PREFACE

“Not another Intelligence!” If this is how you reacted when you saw the title of this book, we don’t blame you. These days, there seems to be an intelligence for everything—general intelligence (e.g., IQ), emotional intelligence, social intelligence, spiritual intelligence, executive intelligence—ad infinitum.

Some of these intelligences, such as general intelligence, are supported by a wealth of solid peer-reviewed journal articles, whereas others are linguistic inventions that capture the popular eye, but aren’t necessarily grounded in empirical reality. We, the authors of this book, believe that mating intelligence falls into the former category. Enough research findings from evolutionary psychologists have culminated on the topic of human sexuality and intimate relationships to reach an important threshold. This threshold marks the need for the field of intelligence to pay a bit more attention to the work of evolutionary psychologists, for evolutionary psychologists to pay a bit more attention to the work of intelligence researchers, and for everyone else (including you, the reader!) to pay attention to both.

Consider a recent analysis of articles of the journal Intelligence conducted by members of our research team. Since its inception in 1977, nearly 33 full volumes of this journal have been published. To examine the extent to which this journal (essentially the premier international journal on the topic of intelligence) includes content that pertains to human mating, members of our research team coded all articles published in the journal as having some mating-relevant component or not. The coding was specifically conducted on the titles, keywords, and abstracts of these articles. Guidelines for inclusion were relatively lax; any article that seemed to have something to do with mating and/or sexual relationships at all was to be included. Despite these relatively lax criteria, only eight articles (of 970; 0.8%) dealt with any issues regarding mating. In fact, “mating” is less likely to be associated with “intelligence” (121 papers) than with “cockroach” (168 papers), “Norway” (178), or “steel” (182). Thus, “mating” and “intelligence” do not seem very closely connected in the minds of scientists (we will refrain from speculating as to why this unfortunate state of affairs exists!). Until the advent of the mating intelligence framework, theories of intelligence across the entire history of psychology have had little to say about human mating.

Now, why should intelligence researchers care about human mating? To the general reader who isn’t locked up in the ivory tower, the answer to this question is pretty obvious. Nonetheless, we’ll take the question seriously and provide two answers. First, from an evolutionary point of view, the domain of human mating is arguably the single most important behavioral domain of human functioning. Every single one of you reading this book comes from a long line of mating-successful individuals. Well done. The second reason is that for most human beings, mating success is important. Research on happiness shows that the quality of intimate relationships (especially sexual relationships) is a major predictor of overall life satisfaction—often more important than education, income, or occupational status! Therefore, although intelligence researchers have gleaned important insights into human intelligence by looking at people’s performance at solving abstract puzzles in paper-and-pencil format, we suggest that they may have neglected the investigation of how intelligence operates in a domain that has a lot of importance to most people.

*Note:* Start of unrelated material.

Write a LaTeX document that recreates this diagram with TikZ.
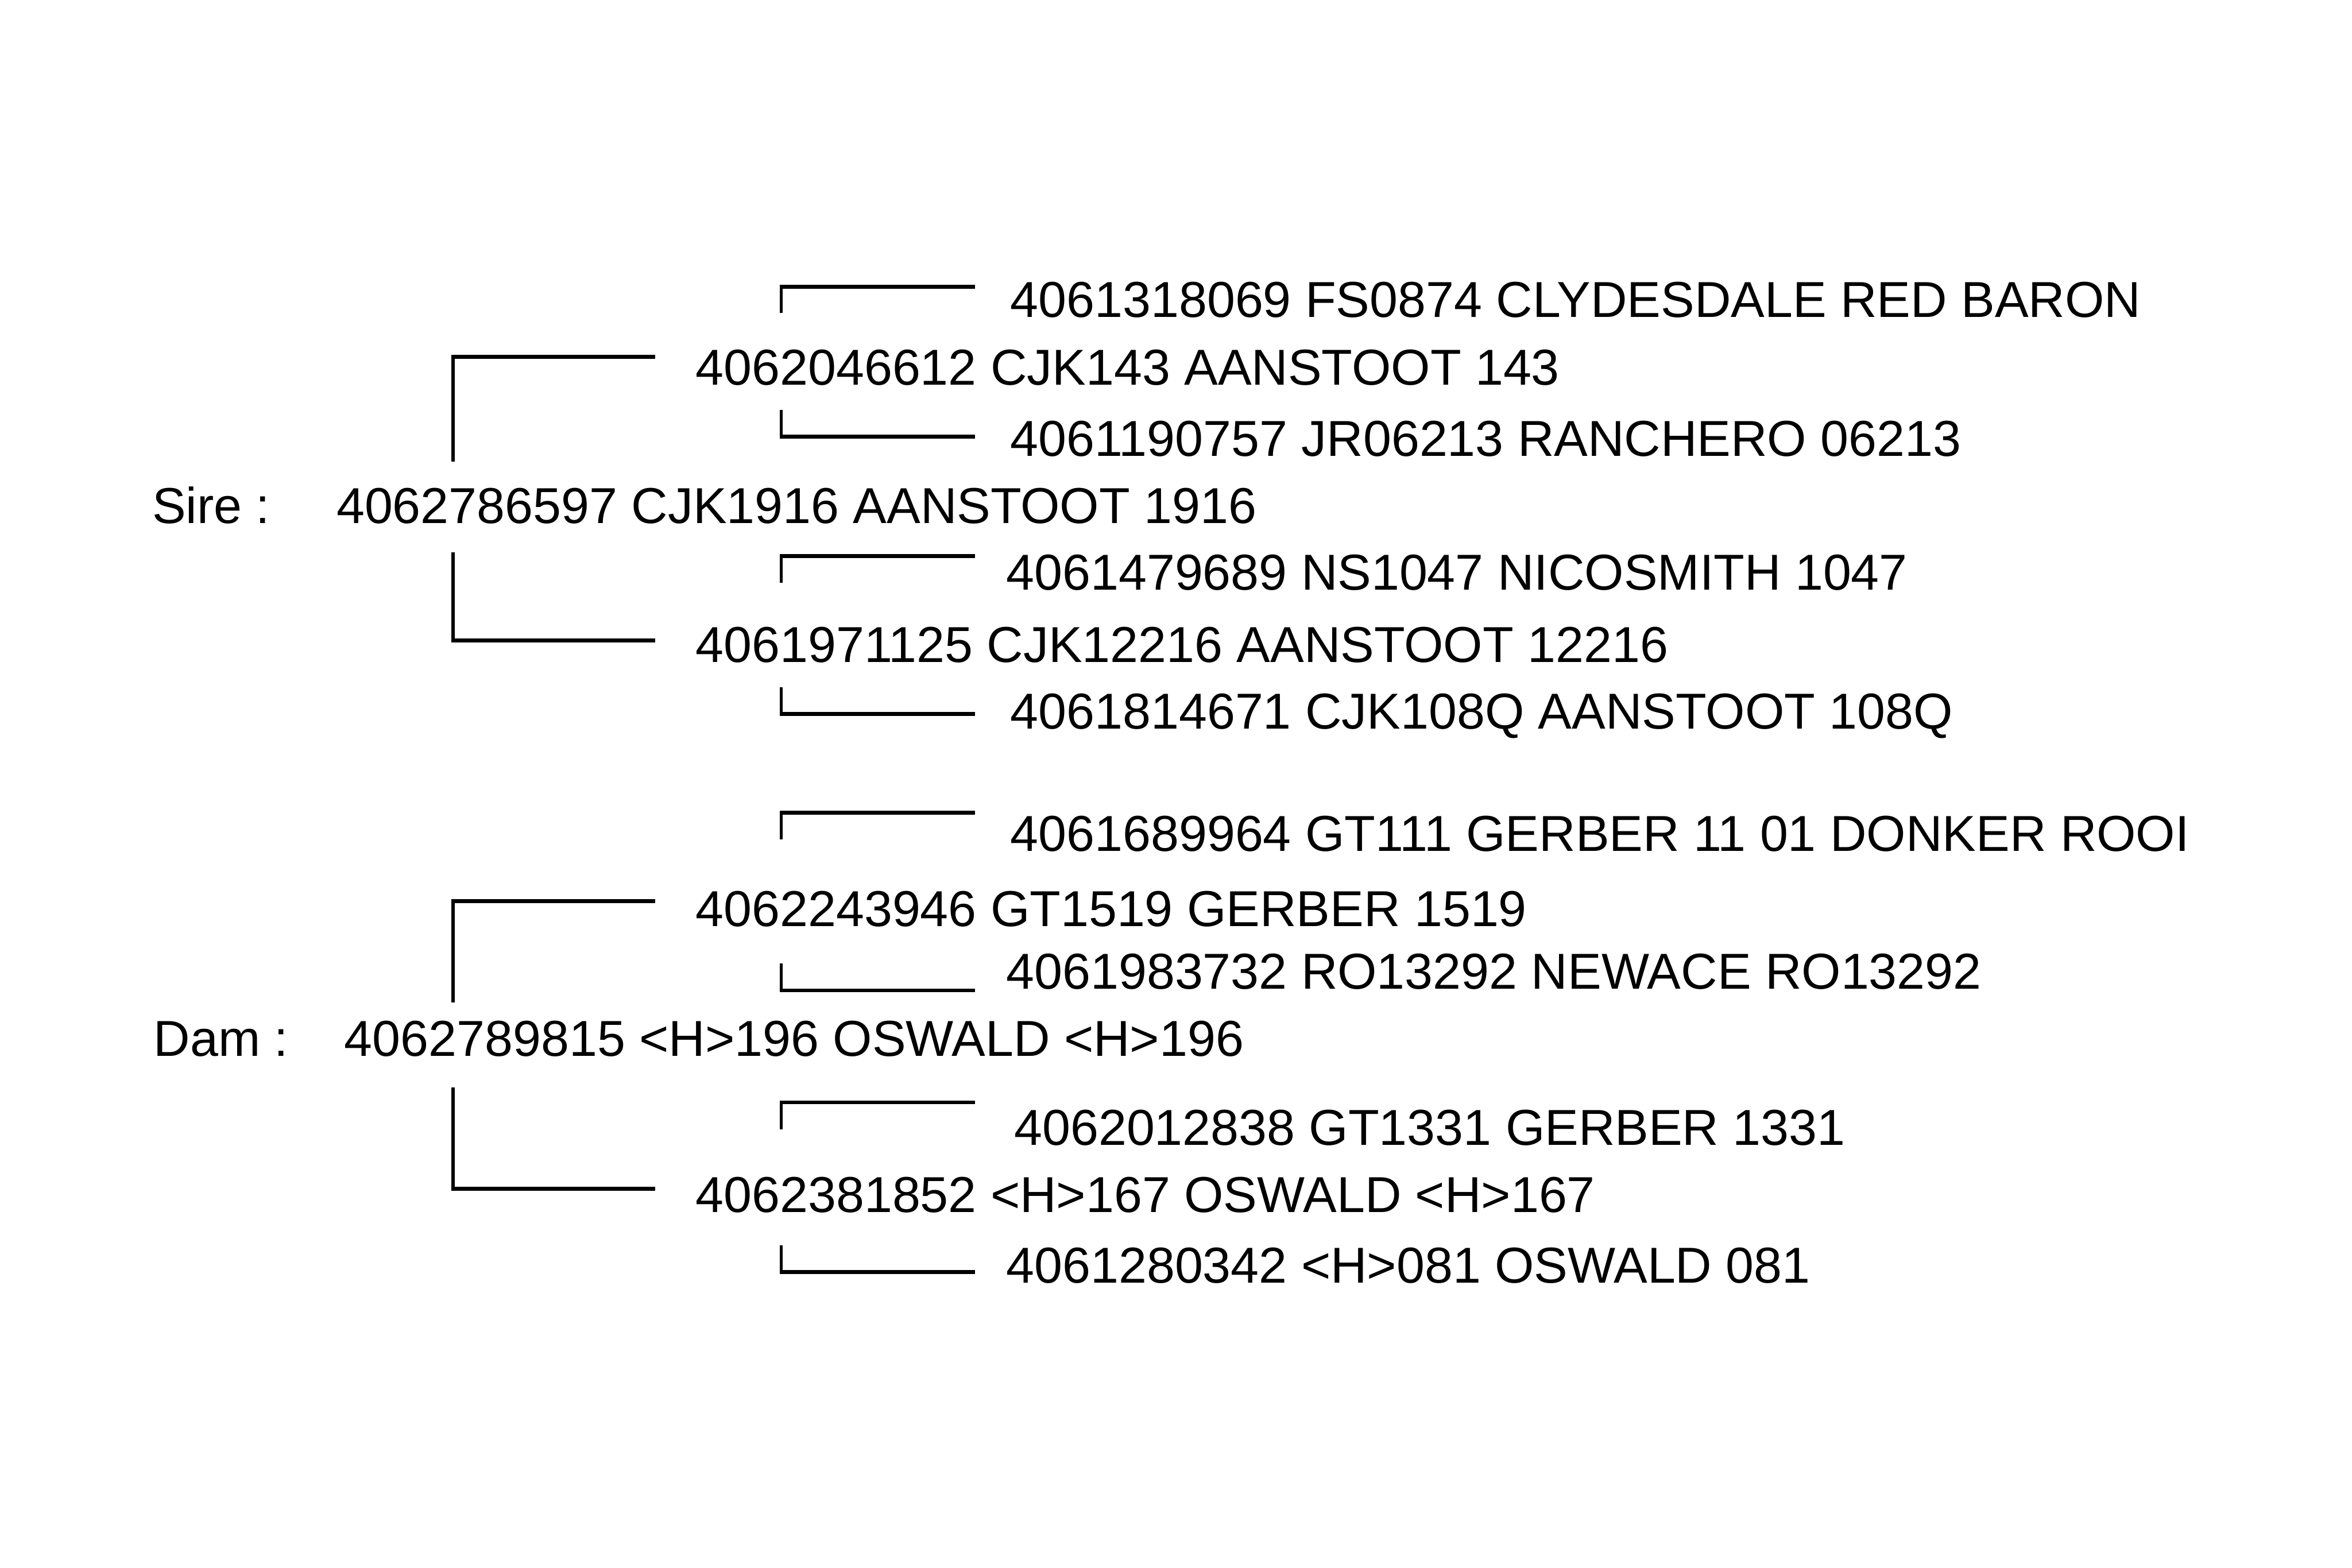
\documentclass[tikz,border=0pt]{standalone}
\usepackage{fontspec}
\setmainfont{Liberation Sans}
\newcommand\pedbrk[5]{%
  % #1 name, #2 x of vertical, #3 y of horizontal, #4 x end of horizontal, #5 y free end of vertical
  \coordinate (#1-c) at (#2,#3);
  \coordinate (#1-h) at (#4,#3);
  \coordinate (#1-v) at (#2,#5);
  \draw[hl] ([xshift=-0.4pt]#1-c) -- (#1-h);
  \draw[vl] (#1-c) -- (#1-v);
}
\begin{document}
\begin{tikzpicture}[x={(0.1pt,0)}, y={(0,-0.1pt)},
  hl/.style={line width=1.05pt},
  vl/.style={line width=0.8pt},
  lbl/.style={anchor=base west, inner sep=0pt, xshift=-0.7pt, font=\fontsize{13.4}{15}\selectfont}]
\useasboundingbox (0,0) rectangle (6240,4160);
\fill[white] (0,0) rectangle (6240,4160);

% Sire side
\node[lbl] (sirelbl) at (409,1389) {Sire :};
\node[lbl] (s) at (898,1389) {4062786597 CJK1916 AANSTOOT 1916};
\node[lbl] (ss) at (1851,1021) {4062046612 CJK143 AANSTOOT 143};
\node[lbl] (sd) at (1851,1757) {4061971125 CJK12216 AANSTOOT 12216};
\node[lbl] (sss) at (2686,842) {4061318069 FS0874 CLYDESDALE RED BARON};
\node[lbl] (ssd) at (2686,1211) {4061190757 JR06213 RANCHERO 06213};
\node[lbl] (sds) at (2675,1566) {4061479689 NS1047 NICOSMITH 1047};
\node[lbl] (sdd) at (2686,1934) {4061814671 CJK108Q AANSTOOT 108Q};

% Dam side
\node[lbl] (damlbl) at (413,2803) {Dam :};
\node[lbl] (d) at (919,2803) {4062789815 <H>196 OSWALD <H>196};
\node[lbl] (ds) at (1851,2458) {4062243946 GT1519 GERBER 1519};
\node[lbl] (dd) at (1851,3216) {4062381852 <H>167 OSWALD <H>167};
\node[lbl] (dss) at (2686,2258) {4061689964 GT111 GERBER 11 01 DONKER ROOI};
\node[lbl] (dsd) at (2675,2624) {4061983732 RO13292 NEWACE RO13292};
\node[lbl] (dds) at (2696,3039) {4062012838 GT1331 GERBER 1331};
\node[lbl] (ddd) at (2675,3404) {4061280342 <H>081 OSWALD 081};

% Sire brackets
\pedbrk{bs1}{1202}{947}{1738}{1225}
\pedbrk{bs2}{1202}{1699}{1738}{1466}
\pedbrk{bss1}{2073}{761}{2587}{831}
\pedbrk{bss2}{2073}{1158}{2587}{1087}
\pedbrk{bsd1}{2073}{1476}{2587}{1547}
\pedbrk{bsd2}{2073}{1894}{2587}{1823}

% Dam brackets
\pedbrk{bd1}{1202}{2391}{1738}{2660}
\pedbrk{bd2}{1202}{3154}{1738}{2886}
\pedbrk{bds1}{2073}{2156}{2587}{2227}
\pedbrk{bds2}{2073}{2628}{2587}{2557}
\pedbrk{bdd1}{2073}{2925}{2587}{2996}
\pedbrk{bdd2}{2073}{3375}{2587}{3304}
\end{tikzpicture}
\end{document}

In this book, we will describe various cognitive processes that relate to the mating domain. Many of these processes are involved directly in understanding the mating world, but some processes are attractors—traits that tend to show a lot of variability among humans and are considered sexy. We hope that talk of a sexy brain is a refreshing topic in a society that is constantly bombarded with images and products relating to the more superficial aspects of sexual attraction, such as body type or facial structure. Yes, humans have deeper qualities as well, and they are immensely attractive.

Before we let you get on with this book, we—your “guides” to the scientific understanding of mating intelligence—thought we should add a personal note. We are both young scientists who are truth seekers. We are also male. As much as we’ve tried to write this book from a gender-neutral perspective, at the end of the day, we remain males. We are very interested in discussing the ideas and findings we present in this book with our female and male readers, and hope this book stimulates discussions that lead to positive change in society.

We, like you, have been fascinated with human mating behavior our entire lives and are excited to apply the scientific method to obtain answers that can’t be obtained by any other method. At the same time, we humbly admit that the mating intelligence framework proposed in this book is a work in progress. We also must acknowledge that most of the studies on human mating from an evolutionary perspective have been conducted on college undergraduates (typically sophomores) in the United States. To make more confident generalizations to all of human nature and to more fully investigate the breadth and depth of individual differences will require much more research.

Nonetheless, we felt it was time to put all the research together under a single framework. This does not mean that we have solved all the riddles of the mating world, or that future research won’t show that some of the past research was misguided. Throughout the book, we posed new questions and hinted at potential avenues for future research. If the mating intelligence framework stimulates thought, research, and new directions within our field and allied fields, then we will be ecstatic. At the very least though, we hope to share our enthusiasm of the power of science to answer some of life’s deepest and most important questions. Enjoy.